L'autre documentaire, d'Álvaro Torres Crespo, Ella se detiene a mirar, porte sur la région du Pacifique Sud. Il suit une famille et, à travers elle, nous pouvons voir l'abandon qui existe dans ces zones côtières, où il n'y a pas d'accès au travail, où il y a une forte présence du trafic de drogue, où ils souffrent également des conséquences du changement climatique, des zones qui sont inondées en permanence, des gens qui perdent constamment leurs maisons. Ce sont des thèmes très forts et je pense que les festivals sont l'endroit idéal pour les présenter.

C. L. : Que souhaitez-vous à la nouvelle édition du festival ?
P. V. G. :
Ce que j'aimerais, c'est que ce festival ait un plus grand public. J'aimerais que le public soit satisfait des films car nous avons fait une sélection très minutieuse. Nous nous sommes concentré.es sur l'expérience que le public et les cinéastes allaient vivre, et nous avons essayé de soigner chaque détail pour que cette nouvelle édition soit aussi bonne que possible. Par la suite, nous ferons une évaluation pour envisager une prochaine année encore meilleure. En d'autres termes, l'idée est de renforcer le festival, de poursuivre les choses qui ont bien fonctionné jusqu'à présent, qui sont nombreuses, et d'en améliorer d'autres. Nous pourrons ainsi par la suite voir comment nous pourrons obtenir plus de ressources pour accueillir plus d'invités internationaux et donner ainsi une portée internationale au festival.

Je rêve qu'un jour, tout San José soit impliqué dans le festival du film.
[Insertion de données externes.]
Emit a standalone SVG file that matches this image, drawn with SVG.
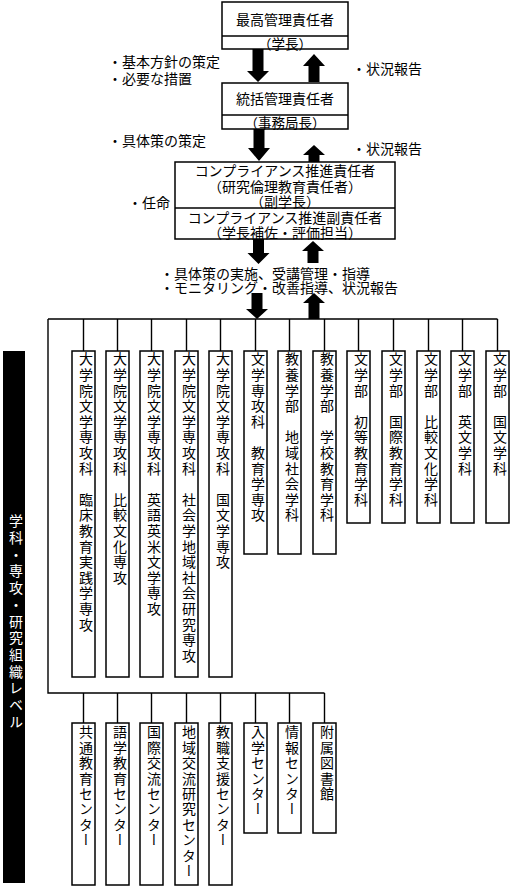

C'est un travail qui doit être fait petit à petit. Bien qu'il y ait des espaces gratuits, une grande partie de la population n'y a pas accès pour différentes raison : parce qu'elle n'en connaît pas l'existence, parce qu'elle a l'impression que ces espaces sont exclusifs, en raison de ses conditions sociales. J'aimerais donc, pour les prochaines éditions, pouvoir revenir à des projections en plein air dans des lieux où les gens peuvent vraiment y avoir accès.

Avant le festival, il y a un mois, nous avons également fait le tour du pays pour présenter des films. Car une partie du festival comporte la scène itinérante, dans sept régions différentes, dont certaines très complexes, comme Isla Venado, où cela impliquait de se déplacer dans un énorme bateau, avec un large travail logistique. L'idée, c'est d'aller dans des endroits de plus en plus reculés où le public n'a pas vraiment accès au cinéma et à ce type de films.